======== Given data ========

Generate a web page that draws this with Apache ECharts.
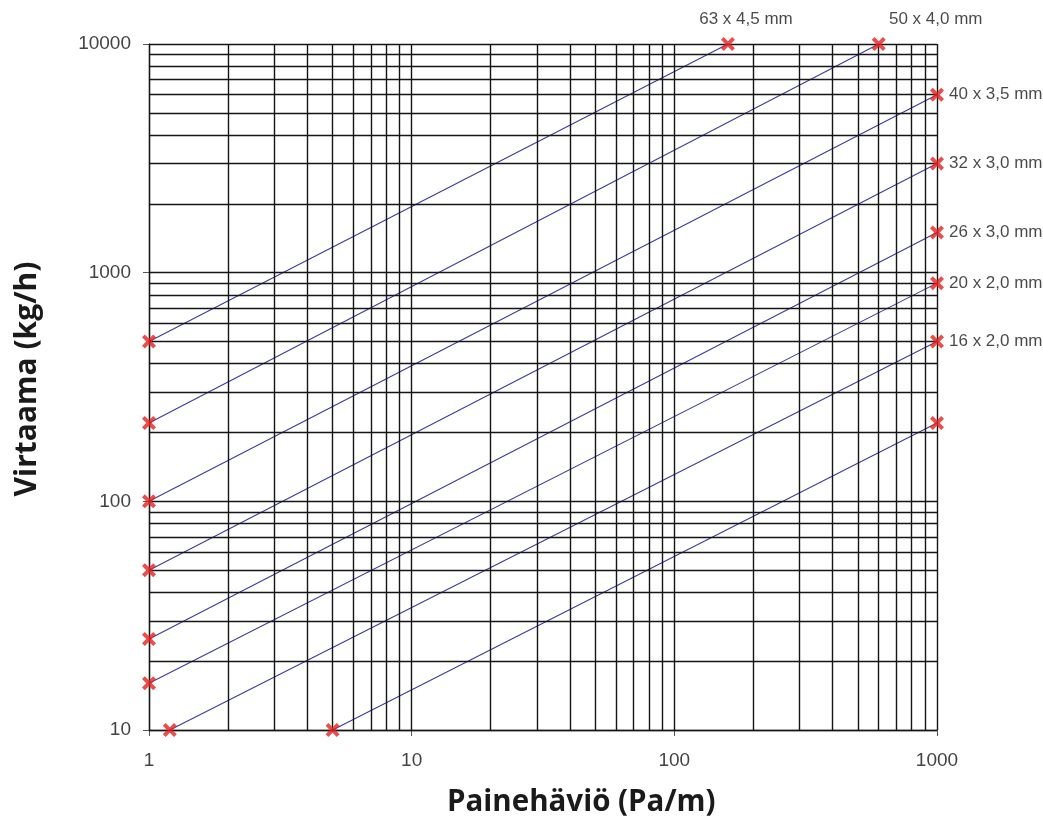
<!DOCTYPE html>
<html>
<head>
<meta charset="utf-8">
<script src="https://cdn.jsdelivr.net/npm/echarts@6/dist/echarts.min.js"></script>
<style>html,body{margin:0;padding:0;background:#fff}#c{width:1043px;height:819px}</style>
</head>
<body>
<div id="c"></div>
<script>
// ---- data ----
const pipeNames = ['63 x 4,5 mm', '50 x 4,0 mm', '40 x 3,5 mm', '32 x 3,0 mm', '26 x 3,0 mm', '20 x 2,0 mm', '16 x 2,0 mm', ''];
const startX = [1, 1, 1, 1, 1, 1, 1.2, 5];
const startY = [500, 220, 100, 50, 25, 16, 10, 10];
const endX = [160, 600, 1000, 1000, 1000, 1000, 1000, 1000];
const endY = [10000, 10000, 6000, 3000, 1500, 900, 500, 220];
const xGridValues = [1,2,3,4,5,6,7,8,9,10,20,30,40,50,60,70,80,90,100,200,300,400,500,600,700,800,900,1000];
const yGridValues = [10,20,30,40,50,60,70,80,90,100,200,300,400,500,600,700,800,900,1000,2000,3000,4000,5000,6000,7000,8000,9000,10000];
const xTickLabels = ['1', '10', '100', '1000'];
const yTickLabels = ['10', '100', '1000', '10000'];
const xTitle = 'Painehäviö (Pa/m)';
const yTitle = 'Virtaama (kg/h)';

const chart = echarts.init(document.getElementById('c'), null, {renderer: 'canvas'});
const crossPath = 'path://M0,2 L2,0 L5,3 L8,0 L10,2 L7,5 L10,8 L8,10 L5,7 L2,10 L0,8 L3,5 Z';
const lineColor = '#3b3b98';
const markerColor = '#e5221f';

const series = [];
// grid lines
series.push({
  type: 'line', data: [], silent: true, z: 1,
  markLine: {
    silent: true, symbol: ['none', 'none'], animation: false,
    label: {show: false},
    lineStyle: {color: '#151515', width: 1.4, type: 'solid'},
    data: xGridValues.map(v => ({xAxis: v})).concat(yGridValues.map(v => ({yAxis: v})))
  }
});
// pipe lines
for (let i = 0; i < startX.length; i++) {
  series.push({
    type: 'line', z: 3, symbol: 'none', silent: true, animation: false,
    lineStyle: {color: lineColor, width: 1.1},
    data: [[startX[i], startY[i]], [endX[i], endY[i]]]
  });
}
// markers
const markerData = [];
for (let i = 0; i < startX.length; i++) {
  markerData.push({value: [startX[i], startY[i]]});
  const item = {value: [endX[i], endY[i]]};
  if (pipeNames[i]) {
    if (endY[i] >= 10000) {
      item.label = {show: true, formatter: pipeNames[i], position: 'top', distance: 9,
        offset: [i === 0 ? 18 : 57, 0]};
    } else {
      item.label = {show: true, formatter: pipeNames[i], position: 'right', distance: 5};
    }
  }
  markerData.push(item);
}
series.push({
  type: 'scatter', z: 5, symbol: crossPath, symbolSize: 14, animation: false,
  itemStyle: {color: markerColor},
  label: {show: false, color: '#1a1a1a', fontFamily: 'Liberation Sans, Arial, sans-serif', fontSize: 17},
  data: markerData
});

const axisLabelFont = {color: '#444', fontFamily: 'Liberation Sans, Arial, sans-serif', fontSize: 19};

chart.setOption({
  animation: false,
  backgroundColor: '#fff',
  grid: {left: 149, right: 106, top: 44, bottom: 89, containLabel: false},
  xAxis: {
    type: 'log', logBase: 10, min: 1, max: 1000,
    axisLine: {show: true, lineStyle: {color: '#555', width: 1.3}},
    axisTick: {show: true, inside: false, length: 6, lineStyle: {color: '#555'}},
    splitLine: {show: false},
    axisLabel: Object.assign({margin: 21, formatter: (v) => xTickLabels[Math.round(Math.log10(v))]}, axisLabelFont)
  },
  yAxis: {
    type: 'log', logBase: 10, min: 10, max: 10000,
    axisLine: {show: true, lineStyle: {color: '#555', width: 1.3}},
    axisTick: {show: true, inside: false, length: 6, lineStyle: {color: '#555'}},
    splitLine: {show: false},
    axisLabel: Object.assign({margin: 18, formatter: (v) => yTickLabels[Math.round(Math.log10(v)) - 1]}, axisLabelFont)
  },
  graphic: [
    {type: 'text', left: 447, top: 788, style: {text: xTitle, font: 'bold 29.5px "Open Sans", "Noto Sans", sans-serif', fill: '#1a1a1a'}},
    {type: 'text', x: 27, y: 379, rotation: Math.PI / 2, style: {text: yTitle, font: 'bold 30px "Open Sans", "Noto Sans", sans-serif', fill: '#1a1a1a', align: 'center', verticalAlign: 'middle'}}
  ],
  series: series
});
</script>
</body>
</html>
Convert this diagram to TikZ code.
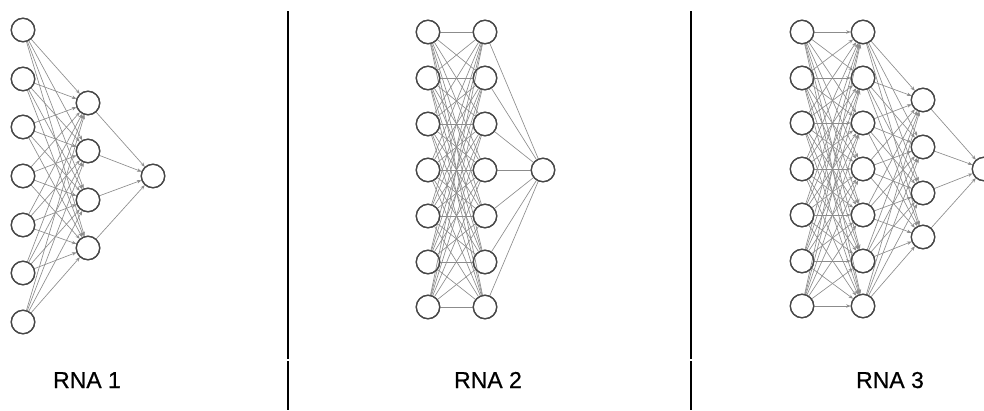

========

Problem to solve: Write the material out again exactly as it appears, dropping the pictures.

Correct result:
Generate a web page that draws this with Apache ECharts.
<!DOCTYPE html>
<html>
<head>
<meta charset="utf-8">
<script src="https://cdn.jsdelivr.net/npm/echarts@6/dist/echarts.min.js"></script>
<style>html,body{margin:0;padding:0;background:#fff}#c{width:1043px;height:819px}</style>
</head>
<body>
<div id="c"></div>
<script>
// ---- data ----
const pipeNames = ['63 x 4,5 mm', '50 x 4,0 mm', '40 x 3,5 mm', '32 x 3,0 mm', '26 x 3,0 mm', '20 x 2,0 mm', '16 x 2,0 mm', ''];
const startX = [1, 1, 1, 1, 1, 1, 1.2, 5];
const startY = [500, 220, 100, 50, 25, 16, 10, 10];
const endX = [160, 600, 1000, 1000, 1000, 1000, 1000, 1000];
const endY = [10000, 10000, 6000, 3000, 1500, 900, 500, 220];
const xGridValues = [1,2,3,4,5,6,7,8,9,10,20,30,40,50,60,70,80,90,100,200,300,400,500,600,700,800,900,1000];
const yGridValues = [10,20,30,40,50,60,70,80,90,100,200,300,400,500,600,700,800,900,1000,2000,3000,4000,5000,6000,7000,8000,9000,10000];
const xTickLabels = ['1', '10', '100', '1000'];
const yTickLabels = ['10', '100', '1000', '10000'];
const xTitle = 'Painehäviö (Pa/m)';
const yTitle = 'Virtaama (kg/h)';

const chart = echarts.init(document.getElementById('c'), null, {renderer: 'canvas'});
const crossPath = 'path://M0,2 L2,0 L5,3 L8,0 L10,2 L7,5 L10,8 L8,10 L5,7 L2,10 L0,8 L3,5 Z';
const lineColor = '#3b3b98';
const markerColor = '#e5221f';

const series = [];
// grid lines
series.push({
  type: 'line', data: [], silent: true, z: 1,
  markLine: {
    silent: true, symbol: ['none', 'none'], animation: false,
    label: {show: false},
    lineStyle: {color: '#151515', width: 1.4, type: 'solid'},
    data: xGridValues.map(v => ({xAxis: v})).concat(yGridValues.map(v => ({yAxis: v})))
  }
});
// pipe lines
for (let i = 0; i < startX.length; i++) {
  series.push({
    type: 'line', z: 3, symbol: 'none', silent: true, animation: false,
    lineStyle: {color: lineColor, width: 1.1},
    data: [[startX[i], startY[i]], [endX[i], endY[i]]]
  });
}
// markers
const markerData = [];
for (let i = 0; i < startX.length; i++) {
  markerData.push({value: [startX[i], startY[i]]});
  const item = {value: [endX[i], endY[i]]};
  if (pipeNames[i]) {
    if (endY[i] >= 10000) {
      item.label = {show: true, formatter: pipeNames[i], position: 'top', distance: 9,
        offset: [i === 0 ? 18 : 57, 0]};
    } else {
      item.label = {show: true, formatter: pipeNames[i], position: 'right', distance: 5};
    }
  }
  markerData.push(item);
}
series.push({
  type: 'scatter', z: 5, symbol: crossPath, symbolSize: 14, animation: false,
  itemStyle: {color: markerColor},
  label: {show: false, color: '#1a1a1a', fontFamily: 'Liberation Sans, Arial, sans-serif', fontSize: 17},
  data: markerData
});

const axisLabelFont = {color: '#444', fontFamily: 'Liberation Sans, Arial, sans-serif', fontSize: 19};

chart.setOption({
  animation: false,
  backgroundColor: '#fff',
  grid: {left: 149, right: 106, top: 44, bottom: 89, containLabel: false},
  xAxis: {
    type: 'log', logBase: 10, min: 1, max: 1000,
    axisLine: {show: true, lineStyle: {color: '#555', width: 1.3}},
    axisTick: {show: true, inside: false, length: 6, lineStyle: {color: '#555'}},
    splitLine: {show: false},
    axisLabel: Object.assign({margin: 21, formatter: (v) => xTickLabels[Math.round(Math.log10(v))]}, axisLabelFont)
  },
  yAxis: {
    type: 'log', logBase: 10, min: 10, max: 10000,
    axisLine: {show: true, lineStyle: {color: '#555', width: 1.3}},
    axisTick: {show: true, inside: false, length: 6, lineStyle: {color: '#555'}},
    splitLine: {show: false},
    axisLabel: Object.assign({margin: 18, formatter: (v) => yTickLabels[Math.round(Math.log10(v)) - 1]}, axisLabelFont)
  },
  graphic: [
    {type: 'text', left: 447, top: 788, style: {text: xTitle, font: 'bold 29.5px "Open Sans", "Noto Sans", sans-serif', fill: '#1a1a1a'}},
    {type: 'text', x: 27, y: 379, rotation: Math.PI / 2, style: {text: yTitle, font: 'bold 30px "Open Sans", "Noto Sans", sans-serif', fill: '#1a1a1a', align: 'center', verticalAlign: 'middle'}}
  ],
  series: series
});
</script>
</body>
</html>
Convert this diagram to TikZ code.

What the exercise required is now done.